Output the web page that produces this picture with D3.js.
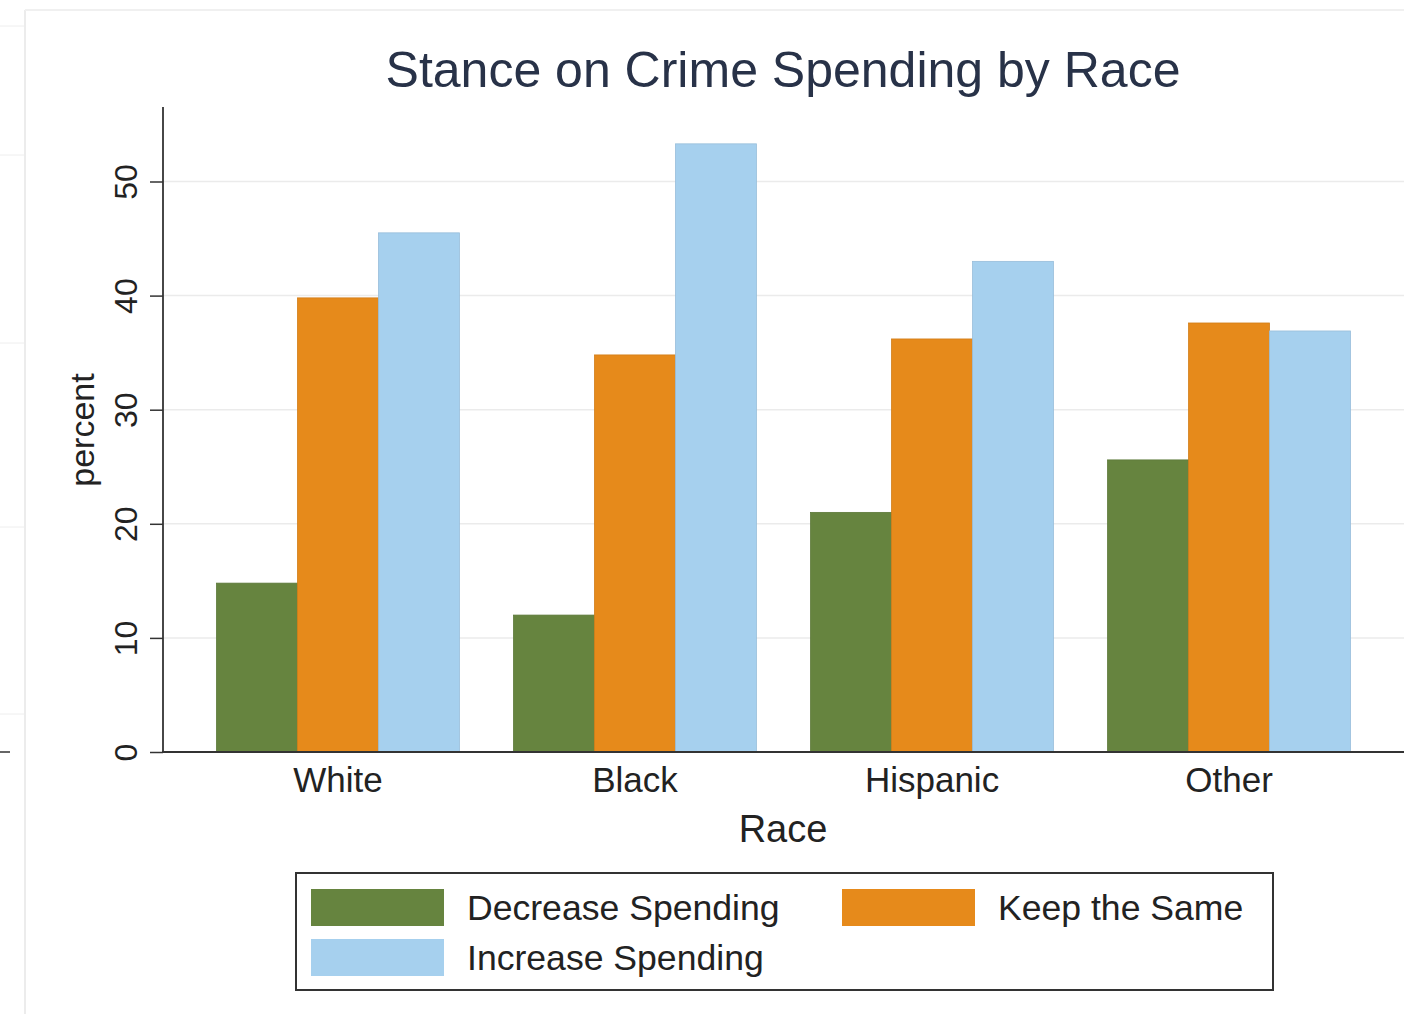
<!DOCTYPE html>
<html><head><meta charset="utf-8">
<script src="https://cdn.jsdelivr.net/npm/d3@7"></script>
<style>body{margin:0;background:#fff}svg{display:block}text{font-family:"Liberation Sans",Arial,sans-serif}</style>
</head><body><svg id="c" width="1404" height="1014"></svg>
<script>
const categories = ["White","Black","Hispanic","Other"];
const seriesNames = ["Decrease Spending","Keep the Same","Increase Spending"];
const decreaseValues = [14.8, 12.0, 21.0, 25.6];
const keepValues = [39.8, 34.8, 36.2, 37.6];
const increaseValues = [45.5, 53.3, 43.0, 36.9];
const yTicks = [0,10,20,30,40,50];
const colors = ["#66843f","#e68a1b","#a6d0ee"];
const seriesValues = [decreaseValues, keepValues, increaseValues];

const svg = d3.select("#c");
// faint outer panel artifacts
svg.append("line").attr("x1",25).attr("x2",25).attr("y1",10).attr("y2",1014).attr("stroke","#ececec").attr("stroke-width",2);
svg.append("line").attr("x1",25).attr("x2",1404).attr("y1",10).attr("y2",10).attr("stroke","#f0f0f0").attr("stroke-width",2);
[26,155,343,527,714].forEach(yy=>svg.append("line").attr("x1",0).attr("x2",24).attr("y1",yy).attr("y2",yy).attr("stroke","#eeeeee"));
svg.append("line").attr("x1",0).attr("x2",10).attr("y1",752).attr("y2",752).attr("stroke","#333").attr("stroke-width",1.5);

const y = d3.scaleLinear().domain([0,50]).range([752,181.5]);
const x0 = d3.scaleBand().domain(categories).range([164.5,1402.5]).paddingInner(0.182).paddingOuter(0.175);
const x1 = d3.scaleBand().domain(seriesNames).range([0,x0.bandwidth()]).padding(0);

// gridlines
svg.append("g").selectAll("line").data(yTicks.filter(d=>d>0)).join("line")
  .attr("x1",164).attr("x2",1404).attr("y1",d=>y(d)).attr("y2",d=>y(d))
  .attr("stroke","#ebebeb").attr("stroke-width",1.5);

// bars
const rows = categories.map((c,i)=>({cat:c, vals: seriesNames.map((s,j)=>({s, v: seriesValues[j][i], j}))}));
const g = svg.append("g").selectAll("g").data(rows).join("g").attr("transform",d=>`translate(${x0(d.cat)},0)`);
g.selectAll("rect").data(d=>d.vals).join("rect")
  .attr("x",d=>x1(d.s)).attr("width",x1.bandwidth())
  .attr("y",d=>y(d.v)).attr("height",d=>y(0)-y(d.v))
  .attr("fill",d=>colors[d.j])
  .attr("stroke",d=>d3.color(colors[d.j]).darker(0.25)).attr("stroke-width",0.8);

// y axis
const yAxis = d3.axisLeft(y).tickValues(yTicks).tickSize(13).tickPadding(0).tickFormat(d3.format("d"));
const ya = svg.append("g").attr("transform","translate(163,0)").call(yAxis);
ya.select(".domain").remove();
ya.selectAll(".tick line").attr("stroke","#333").attr("stroke-width",1.5);
ya.selectAll(".tick text").attr("transform","translate(-26,0) rotate(-90)").attr("text-anchor","middle")
  .attr("dy",0).attr("x",0).attr("y",0).attr("font-size",32).attr("fill","#222");
svg.append("line").attr("x1",163).attr("x2",163).attr("y1",107).attr("y2",752.5).attr("stroke","#333").attr("stroke-width",1.8);

// x axis
const xa = svg.append("g").attr("transform","translate(0,752)").call(d3.axisBottom(x0).tickSize(0).tickPadding(0));
xa.select(".domain").remove();
svg.append("line").attr("x1",162).attr("x2",1404).attr("y1",752).attr("y2",752).attr("stroke","#333").attr("stroke-width",1.8);
xa.selectAll(".tick text").attr("y",40).attr("dy",0).attr("font-size",35).attr("fill","#222");

// axis titles
svg.append("text").attr("transform","translate(94,430) rotate(-90)").attr("text-anchor","middle").attr("font-size",34).attr("fill","#222").text("percent");
svg.append("text").attr("x",783).attr("y",842).attr("text-anchor","middle").attr("font-size",38).attr("fill","#222").text("Race");

// title
svg.append("text").attr("x",783).attr("y",87).attr("text-anchor","middle").attr("font-size",50).attr("fill","#283248").text("Stance on Crime Spending by Race");

// legend
const lg = svg.append("g");
lg.append("rect").attr("x",296).attr("y",873).attr("width",977).attr("height",117).attr("fill","#fff").attr("stroke","#333").attr("stroke-width",2);
const legPos = [[311,889],[842,889],[311,939]];
seriesNames.forEach((s,i)=>{
  const [lx,ly] = legPos[i];
  lg.append("rect").attr("x",lx).attr("y",ly).attr("width",133).attr("height",37).attr("fill",colors[i]);
  lg.append("text").attr("x",lx+156).attr("y",ly+31).attr("font-size",35.6).attr("fill","#222").text(s);
});
</script></body></html>
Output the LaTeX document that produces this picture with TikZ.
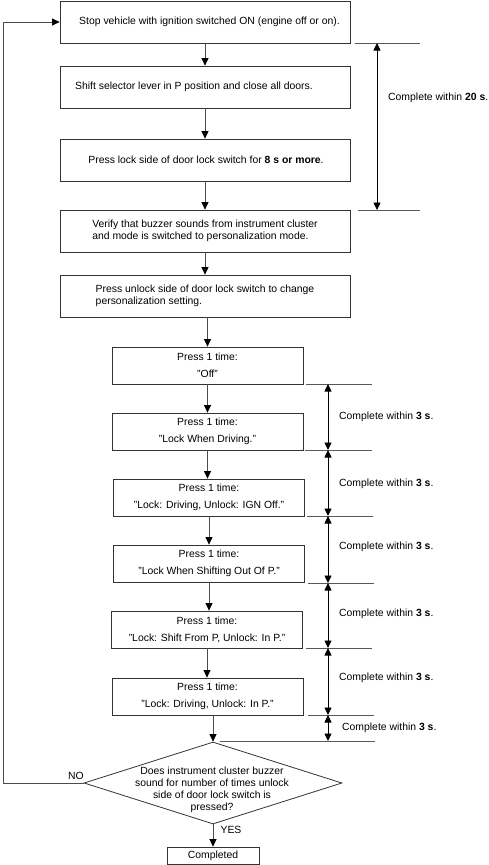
◆ ◆ ◆
* _Required work_: Copy out every line of the material above exactly, skipping the pictures.

* _Task solution_:
Output the web page that produces this picture with D3.js.
<!DOCTYPE html>
<html><head><meta charset="utf-8">
<script src="https://cdn.jsdelivr.net/npm/d3@7"></script>
<style>body{margin:0;background:#fff}svg{display:block}text{font-family:"Liberation Sans",Arial,sans-serif}</style>
</head><body><svg id="c" width="1404" height="1014"></svg>
<script>
const categories = ["White","Black","Hispanic","Other"];
const seriesNames = ["Decrease Spending","Keep the Same","Increase Spending"];
const decreaseValues = [14.8, 12.0, 21.0, 25.6];
const keepValues = [39.8, 34.8, 36.2, 37.6];
const increaseValues = [45.5, 53.3, 43.0, 36.9];
const yTicks = [0,10,20,30,40,50];
const colors = ["#66843f","#e68a1b","#a6d0ee"];
const seriesValues = [decreaseValues, keepValues, increaseValues];

const svg = d3.select("#c");
// faint outer panel artifacts
svg.append("line").attr("x1",25).attr("x2",25).attr("y1",10).attr("y2",1014).attr("stroke","#ececec").attr("stroke-width",2);
svg.append("line").attr("x1",25).attr("x2",1404).attr("y1",10).attr("y2",10).attr("stroke","#f0f0f0").attr("stroke-width",2);
[26,155,343,527,714].forEach(yy=>svg.append("line").attr("x1",0).attr("x2",24).attr("y1",yy).attr("y2",yy).attr("stroke","#eeeeee"));
svg.append("line").attr("x1",0).attr("x2",10).attr("y1",752).attr("y2",752).attr("stroke","#333").attr("stroke-width",1.5);

const y = d3.scaleLinear().domain([0,50]).range([752,181.5]);
const x0 = d3.scaleBand().domain(categories).range([164.5,1402.5]).paddingInner(0.182).paddingOuter(0.175);
const x1 = d3.scaleBand().domain(seriesNames).range([0,x0.bandwidth()]).padding(0);

// gridlines
svg.append("g").selectAll("line").data(yTicks.filter(d=>d>0)).join("line")
  .attr("x1",164).attr("x2",1404).attr("y1",d=>y(d)).attr("y2",d=>y(d))
  .attr("stroke","#ebebeb").attr("stroke-width",1.5);

// bars
const rows = categories.map((c,i)=>({cat:c, vals: seriesNames.map((s,j)=>({s, v: seriesValues[j][i], j}))}));
const g = svg.append("g").selectAll("g").data(rows).join("g").attr("transform",d=>`translate(${x0(d.cat)},0)`);
g.selectAll("rect").data(d=>d.vals).join("rect")
  .attr("x",d=>x1(d.s)).attr("width",x1.bandwidth())
  .attr("y",d=>y(d.v)).attr("height",d=>y(0)-y(d.v))
  .attr("fill",d=>colors[d.j])
  .attr("stroke",d=>d3.color(colors[d.j]).darker(0.25)).attr("stroke-width",0.8);

// y axis
const yAxis = d3.axisLeft(y).tickValues(yTicks).tickSize(13).tickPadding(0).tickFormat(d3.format("d"));
const ya = svg.append("g").attr("transform","translate(163,0)").call(yAxis);
ya.select(".domain").remove();
ya.selectAll(".tick line").attr("stroke","#333").attr("stroke-width",1.5);
ya.selectAll(".tick text").attr("transform","translate(-26,0) rotate(-90)").attr("text-anchor","middle")
  .attr("dy",0).attr("x",0).attr("y",0).attr("font-size",32).attr("fill","#222");
svg.append("line").attr("x1",163).attr("x2",163).attr("y1",107).attr("y2",752.5).attr("stroke","#333").attr("stroke-width",1.8);

// x axis
const xa = svg.append("g").attr("transform","translate(0,752)").call(d3.axisBottom(x0).tickSize(0).tickPadding(0));
xa.select(".domain").remove();
svg.append("line").attr("x1",162).attr("x2",1404).attr("y1",752).attr("y2",752).attr("stroke","#333").attr("stroke-width",1.8);
xa.selectAll(".tick text").attr("y",40).attr("dy",0).attr("font-size",35).attr("fill","#222");

// axis titles
svg.append("text").attr("transform","translate(94,430) rotate(-90)").attr("text-anchor","middle").attr("font-size",34).attr("fill","#222").text("percent");
svg.append("text").attr("x",783).attr("y",842).attr("text-anchor","middle").attr("font-size",38).attr("fill","#222").text("Race");

// title
svg.append("text").attr("x",783).attr("y",87).attr("text-anchor","middle").attr("font-size",50).attr("fill","#283248").text("Stance on Crime Spending by Race");

// legend
const lg = svg.append("g");
lg.append("rect").attr("x",296).attr("y",873).attr("width",977).attr("height",117).attr("fill","#fff").attr("stroke","#333").attr("stroke-width",2);
const legPos = [[311,889],[842,889],[311,939]];
seriesNames.forEach((s,i)=>{
  const [lx,ly] = legPos[i];
  lg.append("rect").attr("x",lx).attr("y",ly).attr("width",133).attr("height",37).attr("fill",colors[i]);
  lg.append("text").attr("x",lx+156).attr("y",ly+31).attr("font-size",35.6).attr("fill","#222").text(s);
});
</script></body></html>
Output the LaTeX document that produces this picture with TikZ.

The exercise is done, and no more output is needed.